Outre les relations bilatérales et les désaccords susmentionnés, la rencontre Çavuşoğlu-Le Drian a aussi trait aux relations turco-européennes.
Rappelons que l’Union européenne et la Turquie ont signé en mars 2016 un accord prévoyant des mesures en matière d’immigration : la Turquie empêche ou limite les départs de réfugiés syriens et s’engage à accepter sur son sol ceux qui sont refoulés après avoir franchi la frontière turco-grecque. Ceci en échange, entre autres, d’une aide de six milliards d’euros et d’une levée des restrictions (visas) imposées aux ressortissants turcs souhaitant se rendre en Europe.
En avril, la présidente de la Commission européenne Ursula von der Leyen a affirmé que l’accord demeurait valable et que ses résultats étaient « positifs ».
En définitive, les signes d’apaisement émanent de dirigeants turcs conscients de leurs forces. Ils savent que l’Union européenne a besoin d’eux, que leurs succès militaires en Libye ont marginalisé Haftar et que la Russie est obligée – pour sortir de la guerre – de tenir compte de leurs « intérêts » en Syrie.
Au Liban, en Irak, en Afrique du Nord : l’influence turque dans le monde arabe est aujourd’hui incontestable
Par ailleurs, l’influence turque dans le monde arabe est aujourd’hui incontestable.
Au Liban, elle vient bousculer l’influence saoudienne.
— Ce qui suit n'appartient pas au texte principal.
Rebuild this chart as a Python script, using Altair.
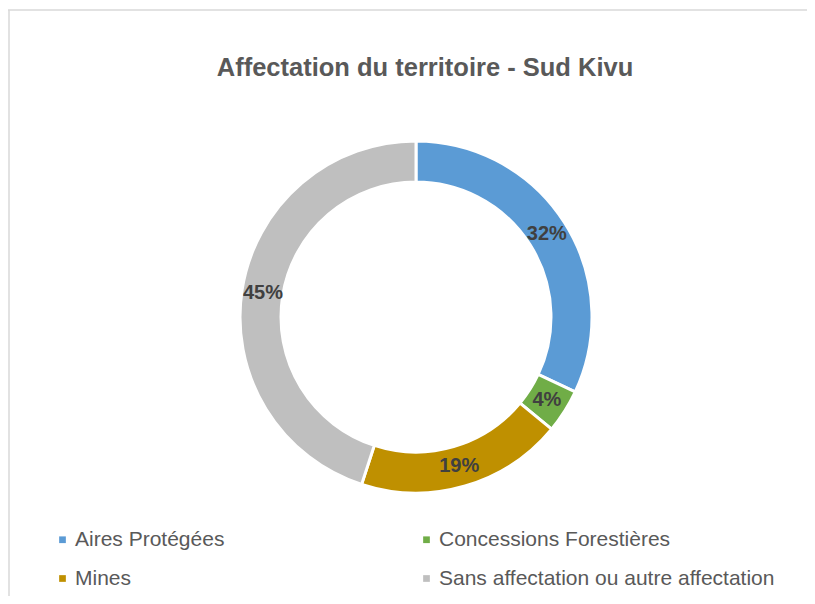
import altair as alt
import pandas as pd

categories = ["Aires Protégées", "Concessions Forestières", "Mines", "Sans affectation ou autre affectation"]
values = [32, 4, 19, 45]
colors = ["#5B9BD5", "#70AD47", "#BF9000", "#BFBFBF"]
legend_order = ["Aires Protégées", "Mines", "Concessions Forestières", "Sans affectation ou autre affectation"]
title_text = "Affectation du territoire - Sud Kivu"

df = pd.DataFrame({
    "cat": categories,
    "value": values,
    "idx": list(range(len(categories))),
    "label": [f"{v}%" for v in values],
})
color_map = dict(zip(categories, colors))

CX, CY = 408, 309
FONT = "Liberation Sans"

base = alt.Chart(df).encode(
    theta=alt.Theta("value:Q", stack=True),
    order=alt.Order("idx:Q"),
)

arcs = base.mark_arc(
    outerRadius=176, innerRadius=135, stroke="white", strokeWidth=3
).encode(
    x=alt.value(CX),
    y=alt.value(CY),
    color=alt.Color(
        "cat:N",
        scale=alt.Scale(domain=legend_order, range=[color_map[c] for c in legend_order]),
        legend=alt.Legend(
            title=None,
            orient="none",
            legendX=44,
            legendY=521,
            columns=2,
            columnPadding=191,
            rowPadding=17,
            symbolType="square",
            symbolSize=45,
            symbolStrokeWidth=0,
            labelFont=FONT,
            labelFontSize=21,
            labelColor="#595959",
            labelLimit=400,
            labelOffset=2,
        ),
    ),
)

labels = base.mark_text(
    radius=155, font=FONT, fontSize=20, fontWeight="bold", color="#404040"
).encode(
    x=alt.value(CX),
    y=alt.value(CY),
    text="label:N",
)

title = alt.Chart(pd.DataFrame({"t": [title_text]})).mark_text(
    font=FONT, fontSize=25.5, fontWeight="bold", color="#595959"
).encode(
    x=alt.value(417),
    y=alt.value(60),
    text="t:N",
)

frame_top = alt.Chart(pd.DataFrame({"t": [0]})).mark_rule(
    color="#D9D9D9", strokeWidth=1.5
).encode(x=alt.value(0), x2=alt.value(799), y=alt.value(2))

frame_left = alt.Chart(pd.DataFrame({"t": [0]})).mark_rule(
    color="#D9D9D9", strokeWidth=1.5
).encode(x=alt.value(1), y=alt.value(2), y2=alt.value(588))

chart = alt.layer(frame_top, frame_left, arcs, labels, title).properties(
    width=799,
    height=588,
    padding=0,
    autosize=alt.AutoSizeParams(type="none"),
).configure_view(
    stroke=None,
)

chart.save("out.html", embed_options={"renderer": "svg", "actions": False})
En Irak, la présence militaire turque (au nom de la lutte contre le PKK) est tolérée par le Parti démocratique du Kurdistan (PDK) au pouvoir à Erbil. En Afrique du Nord, cette présence militaire ne semble pas perturber un pays comme l’Algérie, pourtant prompt à dénoncer les interventions extérieures.
Mais le pouvoir turc est aussi conscient de ses faiblesses. Le recours aux Frères musulmans, comme alliés privilégiés et comme vecteurs de puissance, n’a pas apporté les fruits escomptés.
Cette volonté exprimée par Ankara de soigner ses relations bilatérales – comme on le voit aujourd’hui avec la France – apparaît comme un énième ajustement de sa politique étrangère.